Just for Kids: Cat Scratching

Just for Kids: Cat Scratching

Cats like to scratch – no doubt about it. And if you are lucky, your kitty will enjoy the scratching post you bought instead of the draperies or your mother's favorite chair. Beneath those soft furry paws lie needle sharp claws that can destroy a couch or draw blood in a fraction of a second.

You probably think that your kitty scratches to keep his claws razor-sharp. But there's more to it than that.

All About Claws

Cats' claws are shaped like sickles or crescents and they have very sharp tips. You may already know this if you've been playing with your new pet. Claws are designed to allow the cat to grip and hold onto his prey. The claws grow continuously, and they are kept from growing too long through use. Cats retract their claws into a skin pouch while walking to avoid wearing them down.

Cats' claws grow from within, like an onion, and the outer worn layers are eventually shed. By scratching, your cat loosens the outer layer from the cuticle. The outer layer falls off and remains behind at the scratching post (or the scene of the crime). If you look closely, you'll see them there.

Marking Territory

Cats also scratch when they want to mark their territory. In the wild, cats scratch around their environment to signal their presence to other cats and to claim the area. The marking has two forms: visual (sight) and olfactory (smell). The visual mark is in the form of clawing marks and is so obvious that even we humans can recognize it.

The olfactory mark isn't as easy to spot. As your cat scratches, scent glands on the underside of the paws secrete substances called pheromones. These have a smell recognizable to members of the same species. Pheromones are like fingerprints in humans.

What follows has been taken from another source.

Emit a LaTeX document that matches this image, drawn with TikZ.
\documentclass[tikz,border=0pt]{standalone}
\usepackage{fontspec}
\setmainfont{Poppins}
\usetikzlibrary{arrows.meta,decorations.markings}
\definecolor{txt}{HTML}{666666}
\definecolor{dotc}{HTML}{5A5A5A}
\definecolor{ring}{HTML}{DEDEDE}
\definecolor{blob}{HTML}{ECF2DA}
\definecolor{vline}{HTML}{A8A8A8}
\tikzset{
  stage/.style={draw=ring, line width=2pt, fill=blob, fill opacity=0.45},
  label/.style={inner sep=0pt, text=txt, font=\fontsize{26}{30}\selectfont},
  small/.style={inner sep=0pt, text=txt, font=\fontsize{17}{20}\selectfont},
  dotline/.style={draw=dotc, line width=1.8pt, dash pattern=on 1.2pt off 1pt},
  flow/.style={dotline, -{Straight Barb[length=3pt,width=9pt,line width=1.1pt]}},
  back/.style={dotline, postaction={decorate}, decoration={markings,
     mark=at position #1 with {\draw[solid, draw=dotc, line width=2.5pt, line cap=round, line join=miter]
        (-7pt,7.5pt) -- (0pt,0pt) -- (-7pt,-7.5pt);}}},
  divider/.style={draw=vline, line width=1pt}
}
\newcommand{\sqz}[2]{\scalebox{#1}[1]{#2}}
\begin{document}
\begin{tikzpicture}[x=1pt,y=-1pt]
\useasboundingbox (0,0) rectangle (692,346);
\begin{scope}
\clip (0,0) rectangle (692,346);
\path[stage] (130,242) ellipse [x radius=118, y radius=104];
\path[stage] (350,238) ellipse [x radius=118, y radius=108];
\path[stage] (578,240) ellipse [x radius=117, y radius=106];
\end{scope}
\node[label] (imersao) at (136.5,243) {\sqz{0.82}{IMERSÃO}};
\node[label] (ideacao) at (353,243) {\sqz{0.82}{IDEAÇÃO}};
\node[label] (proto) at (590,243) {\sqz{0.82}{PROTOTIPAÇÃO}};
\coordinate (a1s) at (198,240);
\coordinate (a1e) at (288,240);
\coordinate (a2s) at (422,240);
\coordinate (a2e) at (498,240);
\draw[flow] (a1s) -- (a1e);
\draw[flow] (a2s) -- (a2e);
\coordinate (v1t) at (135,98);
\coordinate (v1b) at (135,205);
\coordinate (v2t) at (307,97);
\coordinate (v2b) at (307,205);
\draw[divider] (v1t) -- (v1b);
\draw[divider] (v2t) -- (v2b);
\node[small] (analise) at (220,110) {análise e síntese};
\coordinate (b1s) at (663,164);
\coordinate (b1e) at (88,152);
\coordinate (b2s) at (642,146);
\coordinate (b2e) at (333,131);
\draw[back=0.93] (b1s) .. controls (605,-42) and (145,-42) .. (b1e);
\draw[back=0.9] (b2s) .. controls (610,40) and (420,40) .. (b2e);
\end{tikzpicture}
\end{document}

Pheromones affect a number of behaviors:

  • Attracting a mate and giving information about reproductive status
  • Marking boundaries and territories
  • Promoting a sense of familiarity

    Scratching is Good for Cats

    Scratching provides your cat with a form of physical therapy for the muscles and tendons of his paws. While he is scratching, his claws are getting practice extending and retracting. The front legs and shoulders are getting some stretching and strengthening exercise, too.

    Teaching Your Kitty

    Knowing why your kitty likes to scratch your expensive couch might make it easier to understand. However, you don't have to live with that behavior. By gentle and consistent correction and by providing alternative scratching areas, you can persuade your cat to scratch where you want him to.

    The Scratching Post

    To persuade your cat to use a scratching post, you have to understand some basics:

  • A scratching post should be tall enough for your cat to stretch up on his back feet to his full height without being able to reach the top. This is probably about 3 feet high.
  • The scratching post should be steady. No self-respecting cat will use a post that rocks or falls over.
  • Use the right material. Your cat wants to leave a visible mark. Fabric that doesn't tear or fray will be of no use. Burlap is a favorite with many cats.
  • Keep the post in a good place. Place it in obvious areas at first, preferably near scratching sites that your cat has selected for himself. Gradually you can move it to another place that you like.
  • Keep one extra scratching post in the household. If you have two cats, keep three posts. Once the problem is under control, those that are not being used can be removed.


    Deterrents are things that discourage your cat from scratching where he isn't supposed to scratch. Several deterrents are available and may help:

  • Covering a piece of furniture with heavy plastic may alter the texture so your cat doesn't enjoy scratching there.
  • You can spray moth repellent that contain naphthol. You'll have to spray periodically because the odor fades.
  • A spray called Feliway might work. This spray contains a pheromone and might deter your cat from scratching.
  • Make sure if you have more than one cat that there isn't any squabbling. They might scratch to mark their territory.

    Nail Covers

    "Soft Paws"™ (or Soft Claws) are plastic nail caps that can be super-glued to a cat's claws following a preliminary nail trim. The caps have to be replaced every month, or you can replace each one as it falls off. They usually keep the furniture from being damaged.

    Nail Trims

    Keep your cat's nails well trimmed. You or your parents can learn how to do this yourselves. You must use a sharp pair of nail trimmers made specifically for cats (don't use human trimmers). Ask your veterinarian to teach you how and to recommend some good nail clippers.


    Many people consider declawing surgery. Many veterinarians believe declawing is a painful and unnecessary surgery and refuse to do it for humane reasons. Instead, they advocate training your cat to use a scratching post. However, some veterinarians still believe declawing is a safe procedure.

    This surgery removes the claw, the nail bed and often part or all of the last finger. If an animal is declawed, you have to take care that he doesn't ever get outside because he will not be able to protect himself. He won't be able to climb as well, either.